Thursday, November 25, 2010

CRICKET'S SECRET REVIVAL:1500-1600 AD


The 16th and 17th centuries saw cricket being described, played and mentioned....indeed, the modern name of the game, i.e. crickett or crickette, is dated from those times. No longer is there talk of fines, imprisonments or confiscation of lands, or equipment.....those penalties, if they had ever been enforced, are no longer mentioned.
The nature of the game had also changed a bit by 1500 AD.
The 12th century baseball-type bat was replaced by crooked bats, shaped like oversized hockey sticks. And now there were TWO two-stick wickets, each topped by a single oversized "bail", twenty-two yards apart from each other...a distance that is to prevail for 500 years! Each set of "wickets" was constructed over a hole into which the bat had to be "popped" by a runner before a fielder could "pop" the ball in it...from this comes the modern expression, "popping crease".

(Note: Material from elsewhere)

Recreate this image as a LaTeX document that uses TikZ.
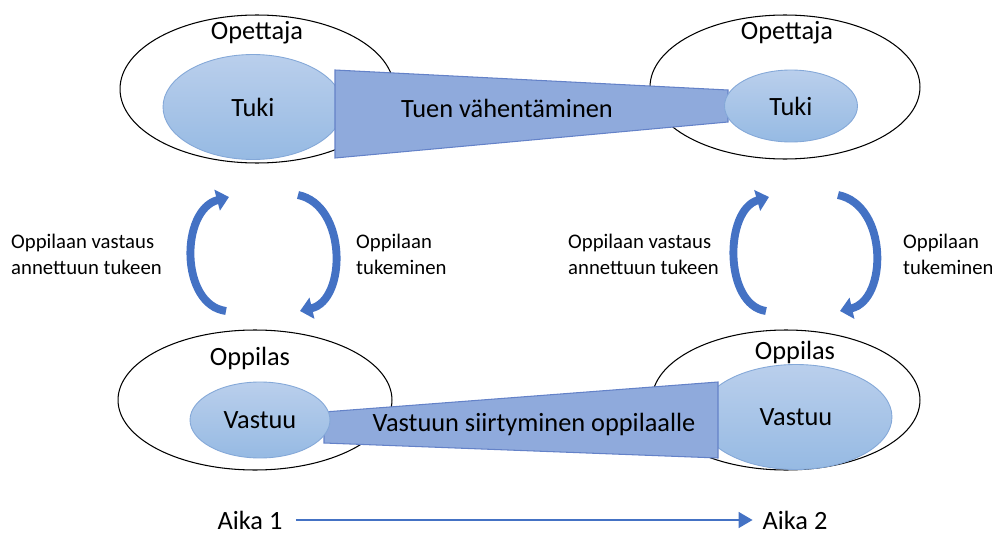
\documentclass[tikz,border=0pt]{standalone}
\usepackage{fontspec}
\setmainfont{Carlito}
\usetikzlibrary{shapes,arrows.meta}
\definecolor{tukitop}{RGB}{186,207,236}
\definecolor{tukibot}{RGB}{150,186,227}
\definecolor{tukiline}{RGB}{132,168,216}
\definecolor{wedgefill}{RGB}{143,170,220}
\definecolor{wedgeline}{RGB}{100,130,200}
\definecolor{loopblue}{RGB}{68,114,196}

\begin{document}
\begin{tikzpicture}[x=0.02cm,y=-0.02cm]
\tikzstyle{outer}=[draw,ellipse,line width=0.6pt,fill=white]
\tikzstyle{inner}=[draw=tukiline,ellipse,top color=tukitop,bottom color=tukibot,line width=0.5pt,font=\fontsize{15}{17}\selectfont]
\tikzstyle{title}=[font=\fontsize{15}{17}\selectfont]
\tikzstyle{wedge}=[draw=wedgeline,fill=wedgefill,line width=0.6pt]
\tikzstyle{loop}=[draw=loopblue,line width=4.5pt,-{Triangle[width=12pt,length=7pt]}]
\tikzstyle{side}=[align=left,anchor=west,font=\fontsize{11.8}{14.8}\selectfont]
\useasboundingbox (0,0) rectangle (992,534);

% opettaja, aika 1 ja 2
\node[outer,minimum width=5.48cm,minimum height=2.96cm] (ope1) at (257,89) {};
\node[outer,minimum width=5.4cm,minimum height=2.88cm] (ope2) at (785,87) {};
\node[title] (opt1) at (257,33) {Opettaja};
\node[title] (opt2) at (787,33) {Opettaja};
\node[inner,minimum width=3.6cm,minimum height=2.1cm] (tuki1) at (253,107) {Tuki};
\path[wedge] (335,70) -- (728,90) -- (728,122) -- (335,158) -- cycle;
\node[inner,minimum width=2.66cm,minimum height=1.44cm] (tuki2) at (791,106) {Tuki};
\node[title] (vah) at (507,108) {Tuen vähentäminen};

% oppilas, aika 1 ja 2
\node[outer,minimum width=5.48cm,minimum height=2.8cm] (opp1) at (255,400) {};
\node[outer,minimum width=5.36cm,minimum height=2.8cm] (opp2) at (786,400) {};
\node[title] (opl1) at (250,358) {Oppilas};
\node[title] (opl2) at (795,352) {Oppilas};
\node[inner,minimum width=3.84cm,minimum height=2.1cm] (vas2) at (796,417) {Vastuu};
\path[wedge] (324,412) -- (718,382) -- (718,458) -- (324,443) -- cycle;
\node[inner,minimum width=2.8cm,minimum height=1.52cm] (vas1) at (260,420) {Vastuu};
\node[title] (siirto) at (534,424) {Vastuun siirtyminen oppilaalle};

% kierto
\coordinate (t1a) at (226,311); \coordinate (h1a) at (229,197);
\coordinate (t1b) at (298,195); \coordinate (h1b) at (300,311);
\coordinate (t2a) at (766,311); \coordinate (h2a) at (769,197);
\coordinate (t2b) at (838,195); \coordinate (h2b) at (840,311);
\draw[loop] (t1a) .. controls (180,305) and (180,210) .. (h1a);
\draw[loop] (t1b) .. controls (347,205) and (347,300) .. (h1b);
\draw[loop] (t2a) .. controls (724,305) and (724,210) .. (h2a);
\draw[loop] (t2b) .. controls (888,205) and (888,300) .. (h2b);
\node[side] (vast1) at (5,254) {Oppilaan vastaus\\annettuun tukeen};
\node[side] (tuke1) at (350,254) {Oppilaan\\tukeminen};
\node[side] (vast2) at (562,254) {Oppilaan vastaus\\annettuun tukeen};
\node[side] (tuke2) at (897,254) {Oppilaan\\tukeminen};

% aika
\node[title,inner sep=1pt] (aika1) at (250,520) {Aika 1};
\node[title,inner sep=1pt] (aika2) at (795,520) {Aika 2};
\draw[draw=loopblue,line width=1.3pt,-{Triangle[width=9pt,length=8pt]},shorten <=6.5pt,shorten >=4.5pt] (aika1.east) -- (aika2.west);
\end{tikzpicture}
\end{document}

From the 1500s to the late 1800s,The pitcher/bowler typically threw under-arm, although round- and even over-arm throwing was employed. In the 1500s, there were no "boundaries"; runs (called "notches" then) were scored by running--- between the bases.
Fielding formations, through the 1600s and even the 1700s, were "elongated" compared to today's cricket. There were fewer square fielders likemidwicket or cover, more "long" ones like long stoplong on or long off(including "backstops" to cover for wicket-keepers who were not as well-protected as today!)
Scoring rates were low in the 1500s, because pitchers/bowlers were able to use the uneven grounds of those days to devastating effect---trick bounces, called "shooters", were a common feature. In fact, "pitching the wickets" (from where we get today's term "pitch" to describe the ground beween the sticks) was considered quite an art...to have the right bumps and soft spots to throw at could be a key to pitching/bowling success in those days!
All this would suggest a popular game, with considerable room for entertainment and strategy. However, "crickett(e)" was considered such a disreputable activity that only idlers, gamblers and dissolute characters would be seen as playing it....Moral tomes were issued, dire threats of damnation were circulated, and church pulpits echoed with vitriolic denunciations of the sport. Indeed, the years during which cricket had been an "illegal" activity had left its mark on the pastime, and many of those who had continued playing in secret did have less than impeccable moral antecendents. Still, more and more people were playing "crickett" every year, and the Church's protests increasingly fell on deaf years.